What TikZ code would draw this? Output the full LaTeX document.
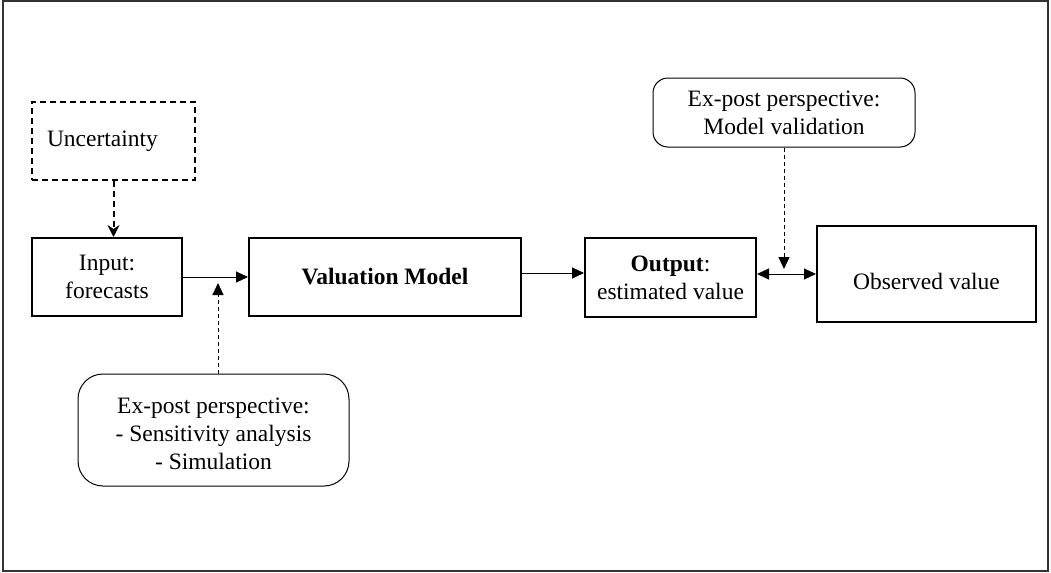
\documentclass[tikz,border=0pt]{standalone}
\usepackage{fontspec}
\setmainfont{Liberation Serif}
\usetikzlibrary{arrows.meta}

\begin{document}
\begin{tikzpicture}[x=0.5pt,y=-0.5pt,font=\fontsize{11.75}{14}\selectfont,
  box/.style={draw,line width=1pt,align=center,inner sep=0pt},
  dbox/.style={box,dash pattern=on 3pt off 2pt},
  rbox/.style={draw,line width=0.5pt,align=center,inner sep=0pt},
  conn/.style={line width=0.5pt,-{Triangle[length=6pt,width=5.5pt]}},
  dconn/.style={conn,dash pattern=on 2pt off 1.5pt},
  uconn/.style={line width=1pt,dash pattern=on 3pt off 2pt,-{Stealth[length=6pt,width=6pt,inset=2pt]}}]
  \useasboundingbox (0,0) rectangle (1051,573);
  \draw[line width=0.75pt,black!80] (3,1) rectangle (1048,571);

  \node[dbox,minimum height=39pt,text width=66.5pt,inner xsep=7.5pt,align=left](unc) at (113.5,141) {Uncertainty};
  \node[box,minimum width=75pt,minimum height=39pt](inp) at (107,277) {Input:\\forecasts};
  \node[box,minimum width=136pt,minimum height=39pt](val) at (385,277) {\textbf{Valuation Model}};
  \node[box,minimum width=85.5pt,minimum height=39.5pt](out) at (670.5,277.5) {\textbf{Output}:\\estimated value};
  \node[box,minimum width=109.5pt,minimum height=48pt,text height=16pt](obs) at (926.5,274) {Observed value};
  \node[rbox,rounded corners=12.5pt,minimum width=135.5pt,minimum height=56pt](sim) at (213.5,430) {\rule{0pt}{12pt}Ex-post perspective:\\- Sensitivity analysis\\- Simulation};
  \node[rbox,rounded corners=7.5pt,minimum width=131pt,minimum height=34.5pt](mv) at (784,112.5) {Ex-post perspective:\\Model validation};

  \coordinate (j1) at (218,283);
  \coordinate (j2) at (784,269);

  \draw[uconn] (unc.south) -- (inp.north -| unc.south);
  \draw[conn] (inp) -- (val);
  \draw[conn] ([yshift=2pt]val.east) -- ([yshift=2pt]val.east -| out.west);
  \draw[conn,{Triangle[length=6pt,width=5.5pt]}-{Triangle[length=6pt,width=5.5pt]}] (out.east |- obs.west) -- (obs.west);
  \draw[dconn] (sim.north -| j1) -- (j1);
  \draw[dconn] (mv.south) -- (j2);
\end{tikzpicture}
\end{document}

▶ GOAL
All of the material above should be reproduced exactly, except the pictures.

▶ COMPLETED EXERCISE
What TikZ code would draw this? Output the full LaTeX document.
\documentclass[tikz,border=0pt]{standalone}
\usepackage{fontspec}
\setmainfont{Liberation Serif}
\usetikzlibrary{arrows.meta}

\begin{document}
\begin{tikzpicture}[x=0.5pt,y=-0.5pt,font=\fontsize{11.75}{14}\selectfont,
  box/.style={draw,line width=1pt,align=center,inner sep=0pt},
  dbox/.style={box,dash pattern=on 3pt off 2pt},
  rbox/.style={draw,line width=0.5pt,align=center,inner sep=0pt},
  conn/.style={line width=0.5pt,-{Triangle[length=6pt,width=5.5pt]}},
  dconn/.style={conn,dash pattern=on 2pt off 1.5pt},
  uconn/.style={line width=1pt,dash pattern=on 3pt off 2pt,-{Stealth[length=6pt,width=6pt,inset=2pt]}}]
  \useasboundingbox (0,0) rectangle (1051,573);
  \draw[line width=0.75pt,black!80] (3,1) rectangle (1048,571);

  \node[dbox,minimum height=39pt,text width=66.5pt,inner xsep=7.5pt,align=left](unc) at (113.5,141) {Uncertainty};
  \node[box,minimum width=75pt,minimum height=39pt](inp) at (107,277) {Input:\\forecasts};
  \node[box,minimum width=136pt,minimum height=39pt](val) at (385,277) {\textbf{Valuation Model}};
  \node[box,minimum width=85.5pt,minimum height=39.5pt](out) at (670.5,277.5) {\textbf{Output}:\\estimated value};
  \node[box,minimum width=109.5pt,minimum height=48pt,text height=16pt](obs) at (926.5,274) {Observed value};
  \node[rbox,rounded corners=12.5pt,minimum width=135.5pt,minimum height=56pt](sim) at (213.5,430) {\rule{0pt}{12pt}Ex-post perspective:\\- Sensitivity analysis\\- Simulation};
  \node[rbox,rounded corners=7.5pt,minimum width=131pt,minimum height=34.5pt](mv) at (784,112.5) {Ex-post perspective:\\Model validation};

  \coordinate (j1) at (218,283);
  \coordinate (j2) at (784,269);

  \draw[uconn] (unc.south) -- (inp.north -| unc.south);
  \draw[conn] (inp) -- (val);
  \draw[conn] ([yshift=2pt]val.east) -- ([yshift=2pt]val.east -| out.west);
  \draw[conn,{Triangle[length=6pt,width=5.5pt]}-{Triangle[length=6pt,width=5.5pt]}] (out.east |- obs.west) -- (obs.west);
  \draw[dconn] (sim.north -| j1) -- (j1);
  \draw[dconn] (mv.south) -- (j2);
\end{tikzpicture}
\end{document}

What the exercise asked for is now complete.